Looks like someone already went through this back in 2022
They say there’s a part in the NEC that allows for non GFCI in single use devices like a what you would need for a 220v spindle
https://forum.onefinitycnc.com/t/hy-2-2kw-spindle-popping-my-gfci-outlet/13332
@cyberreefguru - You are absolutely correct about my “3-Phase DC” statement and I’ve edited my initial comment to clarify a very poorly stated comment.
More properly most VFD’s convert singe-phase A/C to D/C then back to 3-Phase A/C which can be controlled in order to adjust both the speed and torque of a 3-Phase A/C motor dynamically.
This is why it’s so important to consult with a licensed electrician and the building department in your region before making any changes to installed safety equipment.
In the United States, the NEC is updated every 3 years, the most recent update is this year in 2026. It is the recommended ‘model code’ but not the actual code itself. Some municipalities update their code very quickly with others lagging several iterations back, so your local electrical code can be based realistically anything from the 2017, 2020, 2023, or probably not likely but possible the current 2026 NEC.
What iteration you are required to follow is based on what was in your localities code at the time that work was permitted and performed at your house.

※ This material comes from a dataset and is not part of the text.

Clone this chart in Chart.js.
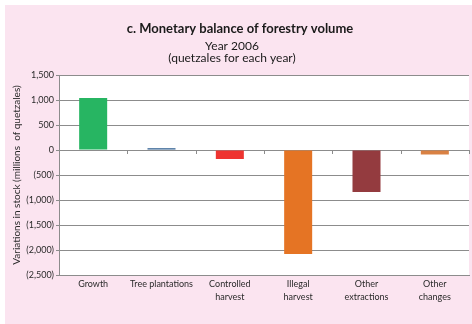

Where I live, ANY changes made on your structure are supposed to be permitted and inspected and meet whatever standard is in force in your code at the time.
The above is what makes it so hard to give anyone solid advice because of the large degree of variables and the incredible speed of changes surrounding GFCI implementation between even the 2017 and 2026 NEC.
Are many of us running circuits not protected by GFCI’s, absolutely. Are there many different rules used where those circuits are valid and legally installed at the time, absolutely.
Can you use an older NEC to justify removing a GFCI from a circuit, probably not, though you may get away with it if you have a problem.
Should anyone recommend you remove a safety device because many people aren’t using that device and have no issues, in my opinion, hell no!